Nell’assalto al palco del sindacalista dei sacrifici non c’era solo il rifiuto della linea decisa da un Pci che abboccava all’amo teso dal potere democristiano, quello illustrato in anticipo da Moro e Andreotti al dubbioso ambasciatore americano Gardner. In sintesi: «Dobbiamo prendere misure che gli operai non accetterebbero ma che grazie al sostegno del Pci invece passeranno. Poi però proprio l’aver sostenuto quelle misure provocherà un crollo di consensi a favore del Pci». Strategia mirabile che avrebbe colto tutti i risultati previsti nel giro di due anni. Non c’era neppure soltanto il compimento di una divaricazione che dal 1968 in poi si era fatta sempre più profonda e che aveva in realtà già toccato il punto di non ritorno quando, nel 1970, una serie di articoli dell’Unità denunciò Adriano Sofri per essere entrato illegalmente alla Fiat comiziando, chiedendone di fatto un arresto che arrivò puntuale e chiuse il leader di Lotta continua in carcere per mesi.
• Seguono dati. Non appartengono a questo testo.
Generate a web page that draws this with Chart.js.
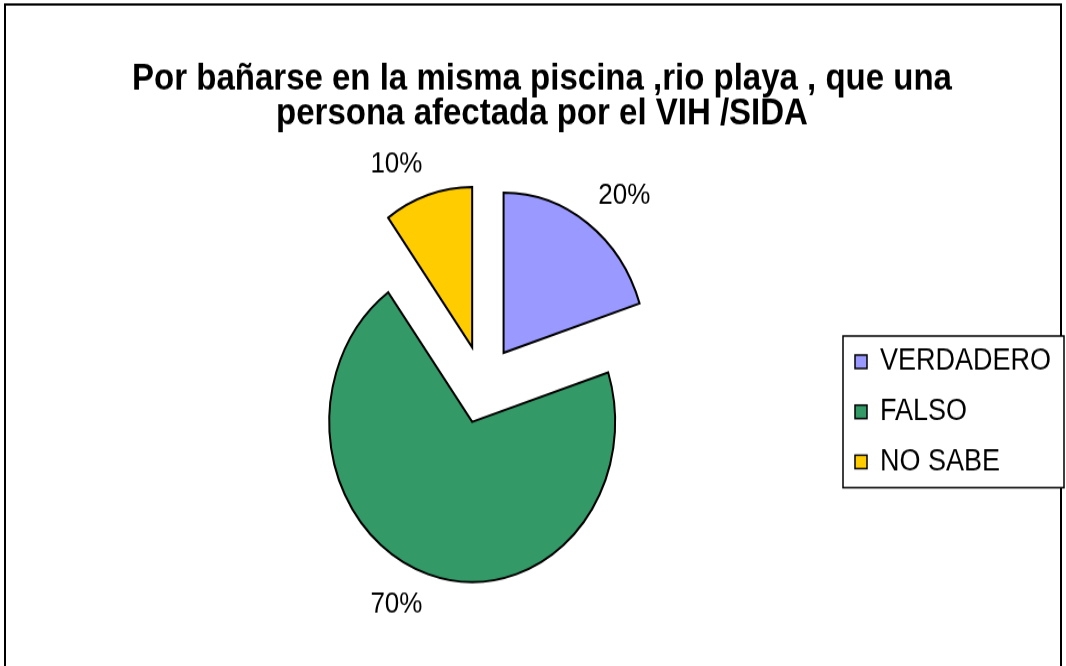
<!DOCTYPE html>
<html>
<head>
<meta charset="utf-8">
<script src="https://cdn.jsdelivr.net/npm/chart.js@4.4.1/dist/chart.umd.min.js"></script>
<style>
    html, body { margin: 0; padding: 0; background: #fff; overflow: hidden; width: 1066px; height: 666px; }
    /* the original picture is stretched vertically, so stretch the canvas the same way */
    #page { width: 1066px; height: 666px; }
    #wrap { width: 1066px; height: 595px; transform: scaleY(1.12); transform-origin: 0 0; }
</style>
</head>
<body>
<div id="page"><div id="wrap"><canvas id="Pie_Chart" width="1066" height="595" style="width:1066px;height:595px"></canvas></div></div>
<script>
const categories = ['VERDADERO', 'FALSO', 'NO SABE'];
const values = [20, 70, 10];
const sliceColors = ['#9999FF', '#339966', '#FFCC00'];
const titleLines = ['Por bañarse en la misma piscina ,rio playa , que una', 'persona afectada por el VIH /SIDA'];

const FONT = '"Liberation Sans", Arial, sans-serif';
const EXPLODE = 35;
const PIE_SHIFT_X = -59;

// white background + outer frame
const framePlugin = {
    id: 'frame',
    beforeDraw(chart) {
        const ctx = chart.ctx;
        ctx.save();
        ctx.fillStyle = '#fff';
        ctx.fillRect(0, 0, chart.width, chart.height);
        ctx.strokeStyle = '#000';
        ctx.lineWidth = 2;
        ctx.strokeRect(5, 4, 1056, chart.height + 20);
        ctx.restore();
    }
};

// pull every slice out from the centre along its middle angle
const explodePlugin = {
    id: 'explode',
    afterDatasetUpdate(chart, args) {
        const meta = chart.getDatasetMeta(args.index);
        meta.data.forEach(arc => {
            const mid = (arc.startAngle + arc.endAngle) / 2;
            arc.x += Math.cos(mid) * EXPLODE + PIE_SHIFT_X;
            arc.y += Math.sin(mid) * EXPLODE;
        });
    }
};

// percentage labels outside the slices
const percentPlugin = {
    id: 'percent',
    afterDatasetsDraw(chart) {
        const ctx = chart.ctx;
        const data = chart.data.datasets[0].data;
        const total = data.reduce((a, b) => a + b, 0);
        ctx.save();
        ctx.font = '26px ' + FONT;
        ctx.fillStyle = '#000';
        ctx.textAlign = 'center';
        ctx.textBaseline = 'middle';
        chart.getDatasetMeta(0).data.forEach((arc, i) => {
            const mid = (arc.startAngle + arc.endAngle) / 2;
            const txt = Math.round(data[i] / total * 100) + '%';
            const w = ctx.measureText(txt).width;
            const h = 20;
            const dist = arc.outerRadius + 18;
            const px = arc.x + Math.cos(mid) * dist;
            const py = arc.y + Math.sin(mid) * dist;
            ctx.fillText(txt, px + Math.sign(Math.cos(mid)) * w / 2, py + Math.sign(Math.sin(mid)) * h / 2);
        });
        ctx.restore();
    }
};

// boxed legend on the right
const legendBox = { left: 843, top: 300, width: 221, firstRow: 23, rowGap: 44.7, square: 12 };
const boxLegendPlugin = {
    id: 'boxLegend',
    afterDraw(chart) {
        const ctx = chart.ctx;
        const colors = chart.data.datasets[0].backgroundColor;
        const height = legendBox.firstRow * 2 + legendBox.rowGap * (chart.data.labels.length - 1);
        ctx.save();
        ctx.fillStyle = '#fff';
        ctx.fillRect(legendBox.left, legendBox.top, legendBox.width, height);
        ctx.strokeStyle = '#000';
        ctx.lineWidth = 1.5;
        ctx.strokeRect(legendBox.left, legendBox.top, legendBox.width, height);
        ctx.font = '27px ' + FONT;
        ctx.textBaseline = 'middle';
        chart.data.labels.forEach((label, i) => {
            const cy = legendBox.top + legendBox.firstRow + i * legendBox.rowGap;
            const sx = legendBox.left + 12;
            ctx.fillStyle = colors[i];
            ctx.fillRect(sx, cy - legendBox.square / 2, legendBox.square, legendBox.square);
            ctx.strokeRect(sx, cy - legendBox.square / 2, legendBox.square, legendBox.square);
            ctx.fillStyle = '#000';
            ctx.fillText(label, sx + legendBox.square + 13, cy);
        });
        ctx.restore();
    }
};

const ctx = document.getElementById('Pie_Chart').getContext('2d');

new Chart(ctx, {
    type: 'pie',
    data: {
        labels: categories,
        datasets: [{
            data: values,
            backgroundColor: sliceColors,
            borderColor: '#000',
            borderWidth: 2,
            borderJoinStyle: 'miter',
            radius: 143
        }]
    },
    options: {
        responsive: false,
        animation: false,
        events: [],
        layout: {
            padding: { top: 0, left: 18, right: 0, bottom: 35 }
        },
        plugins: {
            legend: { display: false },
            tooltip: { enabled: false },
            title: {
                display: true,
                text: titleLines,
                color: '#000',
                font: { family: FONT, size: 33, weight: 'bold', lineHeight: 0.92 },
                padding: { top: 56, bottom: 10 }
            }
        }
    },
    plugins: [framePlugin, explodePlugin, percentPlugin, boxLegendPlugin]
});
</script>
</body>
</html>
Tutto questo certamente pesava, ma ancor più a fondo s’agitava un rifiuto globale di quel che il movimento comunista era stato sino a quel momento. Della sua passione per l’ordine. Del suo culto della disciplina, sia pur ribattezzata “disciplina di partito”. Della sua ipocrisia tattica camuffata da ardimentose piroette strategiche. Del suo culto del partito e di chi nel partito comandava. Della sua religione dell’obbedienza. Della sua abitudine a colpire il popolo in nome del popolo. Della sua struttura plumbea. Del suo grigiore costitutivo. Nelle sue componenti più innovative e nei suoi momenti migliori, quello del ‘ 77 è stato soprattutto un Movimento contro il “comunismo reale”. Il primo e sinora l’unico che abbia provato ad aggredire non gli orpelli ma il cuore stesso degli errori commessi dal movimento comunista non in nome della sua revisione e neppure in quello di un ritorno alla sua purezza, ma in nome della capacità di evolversi e cambiare imparando dagli errori senza rinnegare le radici. Per questo la cacciata di Lama, che della mesta e gelida realtà del movimento comunista era emblema, è ancora oggi la data chiave di quell’anno distante. E forse per questo è così difficile consegnare il ‘ 77 alla nostalgia e alla storia.